I don’t understand everyone’s facination with riding modes. It is just one more expensive part to possibly go bad and have to be replaced. The C14 already has 2 riding modes. How many do you really want / need? I have never used eco mode. Don’t understand why it needs it. It is a motorcycle! It already gets better mileage than all but the electrics and hybrids even when you ride it hard all day. If an extra couple of MPGs is going to make or break you, you probably picked the wrong bike.

Ride by wire? Same deal. One more unnecessary part that could possibly go bad and just a reason for them to charge more for essentially the same bike.
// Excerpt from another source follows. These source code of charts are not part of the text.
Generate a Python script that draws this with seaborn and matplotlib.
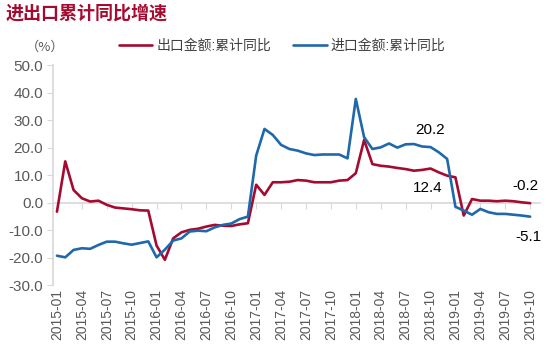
import matplotlib
matplotlib.use('Agg')
import numpy as np
import pandas as pd
import matplotlib.pyplot as plt
import seaborn as sns

# 月度数据 2015-01 ~ 2019-10
months = pd.date_range('2015-01-01', '2019-10-01', freq='MS').strftime('%Y-%m').tolist()

export_yoy = [-3.3, 15.0, 4.6, 1.6, 0.4, 0.7, -0.8, -1.8, -2.1, -2.4, -2.8, -2.9,
              -15.6, -20.8, -13.0, -10.8, -9.9, -9.5, -8.7, -8.1, -8.4, -8.5, -7.9, -7.5,
              6.5, 2.8, 7.4, 7.4, 7.6, 8.2, 8.0, 7.4, 7.4, 7.4, 8.0, 8.2,
              10.7, 22.8, 14.0, 13.4, 13.1, 12.6, 12.2, 11.6, 11.9, 12.4, 11.0, 9.8,
              9.2, -4.7, 1.3, 0.7, 0.7, 0.5, 0.7, 0.5, 0.1, -0.2]
import_yoy = [-19.3, -19.9, -17.2, -16.6, -16.8, -15.4, -14.2, -14.2, -14.8, -15.3, -14.7, -14.1,
              -19.9, -17.1, -13.8, -13.0, -10.5, -10.2, -10.4, -9.0, -8.1, -7.6, -6.0, -5.1,
              17.1, 26.8, 24.6, 21.0, 19.5, 18.9, 17.9, 17.3, 17.5, 17.5, 17.5, 16.1,
              37.7, 23.8, 19.5, 20.1, 21.5, 20.0, 21.2, 21.3, 20.4, 20.2, 18.3, 15.9,
              -1.5, -2.9, -4.4, -2.3, -3.5, -4.1, -4.1, -4.4, -4.7, -5.1]
series_names = ['出口金额:累计同比', '进口金额:累计同比']
colors = ['#A50B30', '#1F69AB']

sns.set_theme(style='white')
plt.rcParams['font.family'] = ['Liberation Sans', 'Noto Sans CJK SC', 'DejaVu Sans']

pos = np.arange(len(months))
df = pd.DataFrame({'pos': np.concatenate([pos, pos]),
                   'val': export_yoy + import_yoy,
                   'name': [series_names[0]] * len(pos) + [series_names[1]] * len(pos)})

fig = plt.figure(figsize=(5.5, 3.52), dpi=100)
ax = fig.add_axes([0.096, 0.19, 0.886, 0.625])

sns.lineplot(data=df, x='pos', y='val', hue='name', hue_order=series_names,
             palette=dict(zip(series_names, colors)), linewidth=1.9, ax=ax, legend=False)

ax.set_xlim(-0.5, 58.2)
ax.set_ylim(-30, 50)
ax.set_yticks(np.arange(-30, 51, 10))
ax.set_yticklabels(['%.1f' % v for v in np.arange(-30, 51, 10)])
ax.set_xticks(pos[::3])
ax.set_xticklabels(months[::3], rotation=90)
ax.set_xlabel('')
ax.set_ylabel('')

for s in ['top', 'right', 'bottom']:
    ax.spines[s].set_visible(False)
ax.spines['left'].set_color('#D9D9D9')
ax.tick_params(axis='y', colors='#595959', labelsize=11, length=4, width=0.8,
               direction='out', left=True, color='#D9D9D9', pad=3)
ax.tick_params(axis='x', colors='#595959', labelsize=10, length=0, pad=3)

# 零轴线及刻度
zero = ax.secondary_xaxis((0 - (-30)) / 80)
zero.set_xticks(pos[::3])
zero.set_xticklabels([])
zero.spines['bottom'].set_color('#D9D9D9')
zero.tick_params(axis='x', direction='out', length=4, width=0.8, color='#D9D9D9')

# 标注
lab = dict(fontsize=11, color='black', ha='center', va='center', textcoords='offset points')
ax.annotate('%.1f' % import_yoy[45], (pos[45], import_yoy[45]), xytext=(0, 12.6), **lab)
ax.annotate('%.1f' % export_yoy[45], (pos[45], export_yoy[45]), xytext=(-2, -13.7), **lab)
ax.annotate('%.1f' % export_yoy[-1], (pos[-1], export_yoy[-1]), xytext=(-3.6, 12.6), **lab)
ax.annotate('%.1f' % import_yoy[-1], (pos[-1], import_yoy[-1]), xytext=(-1.4, -15), **lab)

handles = [plt.Line2D([], [], color=c, lw=1.9) for c in colors]
ax.legend(handles, series_names, loc='upper left', bbox_to_anchor=(0.11, 1.175), ncol=2,
          frameon=False, fontsize=10, handlelength=2.4, handletextpad=0.3, columnspacing=1.6,
          labelcolor='#404040')

fig.text(0.082, 0.865, '（%）', family=['Noto Sans CJK SC'], fontsize=9.5, color='#595959',
         ha='center', va='center')
fig.text(0.01, 0.962, '进出口累计同比增速', fontsize=13, fontweight='bold',
         color='#A50B30', ha='left', va='center')

fig.savefig('out.png', dpi=100)
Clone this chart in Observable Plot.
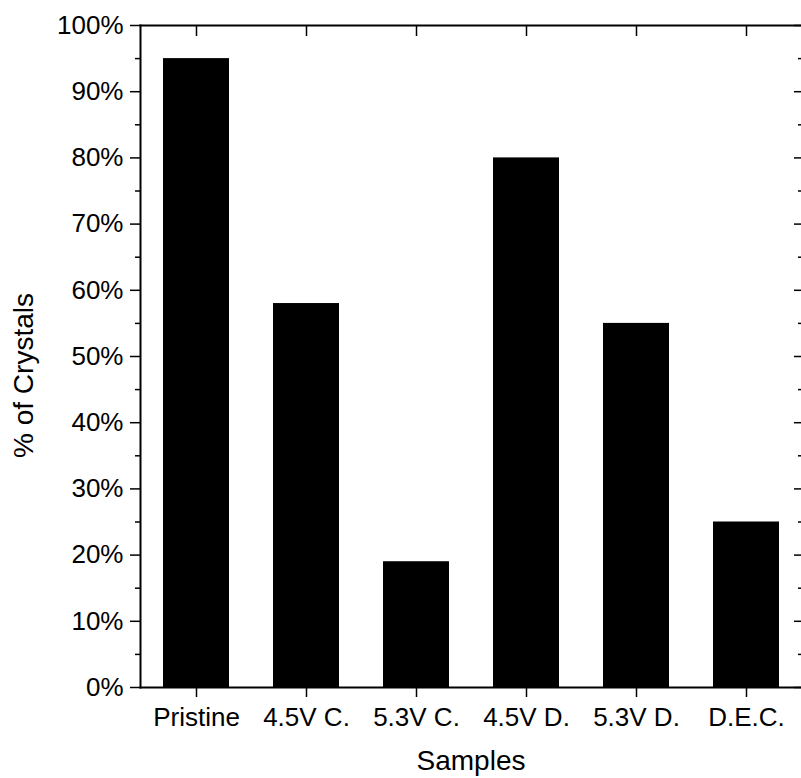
<!DOCTYPE html>
<html>
<head>
<meta charset="utf-8">
<script src="https://cdn.jsdelivr.net/npm/d3@7"></script>
<script src="https://cdn.jsdelivr.net/npm/@observablehq/plot@0.6"></script>
<style>
  html, body { margin: 0; padding: 0; background: #fff; }
</style>
</head>
<body>
<div id="chart"></div>
<script>
const samples = ["Pristine", "4.5V C.", "5.3V C.", "4.5V D.", "5.3V D.", "D.E.C."];
const crystals = [95, 58, 19, 80, 55, 25];
const majorTicks = [0, 10, 20, 30, 40, 50, 60, 70, 80, 90, 100];
const minorTicks = [5, 15, 25, 35, 45, 55, 65, 75, 85, 95];
const xTitle = "Samples";
const yTitle = "% of Crystals";

const data = samples.map((s, i) => ({sample: s, value: crystals[i]}));

const chart = Plot.plot({
  width: 801,
  height: 778,
  marginLeft: 140,
  marginRight: 0,
  marginTop: 25,
  marginBottom: 91,
  style: {fontFamily: "'Liberation Sans', Arial, sans-serif", fontSize: "26px", color: "#000", background: "#fff"},
  x: {domain: samples, paddingInner: 0.4, paddingOuter: 0.2},
  y: {domain: [0, 100]},
  marks: [
    Plot.barY(data, {x: "sample", y: "value", fill: "#000"}),
    Plot.frame({anchor: "right", stroke: "#888", strokeWidth: 1}),
    Plot.frame({anchor: "left", stroke: "#000", strokeWidth: 2}),
    Plot.frame({anchor: "top", stroke: "#000", strokeWidth: 2}),
    Plot.frame({anchor: "bottom", stroke: "#000", strokeWidth: 2}),
    Plot.axisY(majorTicks, {anchor: "left", tickSize: 10, tickPadding: 7, tickFormat: d => d + "%", fontSize: 26, strokeWidth: 1.5, label: null}),
    Plot.axisY(minorTicks, {anchor: "left", tickSize: 5, tickFormat: () => "", strokeWidth: 1.5, label: null}),
    Plot.axisY(majorTicks, {anchor: "right", tickSize: -8, tickFormat: () => "", strokeWidth: 1.5, label: null}),
    Plot.axisY(minorTicks, {anchor: "right", tickSize: -4, tickFormat: () => "", strokeWidth: 1.5, label: null}),
    Plot.axisX({anchor: "bottom", tickSize: 10, tickPadding: 10, fontSize: 26, strokeWidth: 1.5, label: null}),
    Plot.axisX({anchor: "top", tickSize: -10, tickFormat: () => "", strokeWidth: 1.5, label: null}),
    Plot.text([xTitle], {frameAnchor: "bottom", lineAnchor: "middle", textAnchor: "middle", dy: 74, fontSize: 28, text: d => d}),
    Plot.text([yTitle], {frameAnchor: "left", textAnchor: "middle", lineAnchor: "middle", dx: -116, dy: 19, rotate: -90, fontSize: 28, text: d => d})
  ]
});
document.getElementById("chart").appendChild(chart);
</script>
</body>
</html>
Don’t even get me started on that POS adaptive cruise control. I have it on my work car and it may sound good in therory, but it has almost got me rear ended on the interstate several times when it suddenly “sees” a vehicle in the right lane while I am in the left lane and decides we should suddenly slow down fast. I don’t need a vehicle making decisions for me and I damn sure don’t need a bike that tries to kill me. There are enough idiots on the road trying to do that as it is!!!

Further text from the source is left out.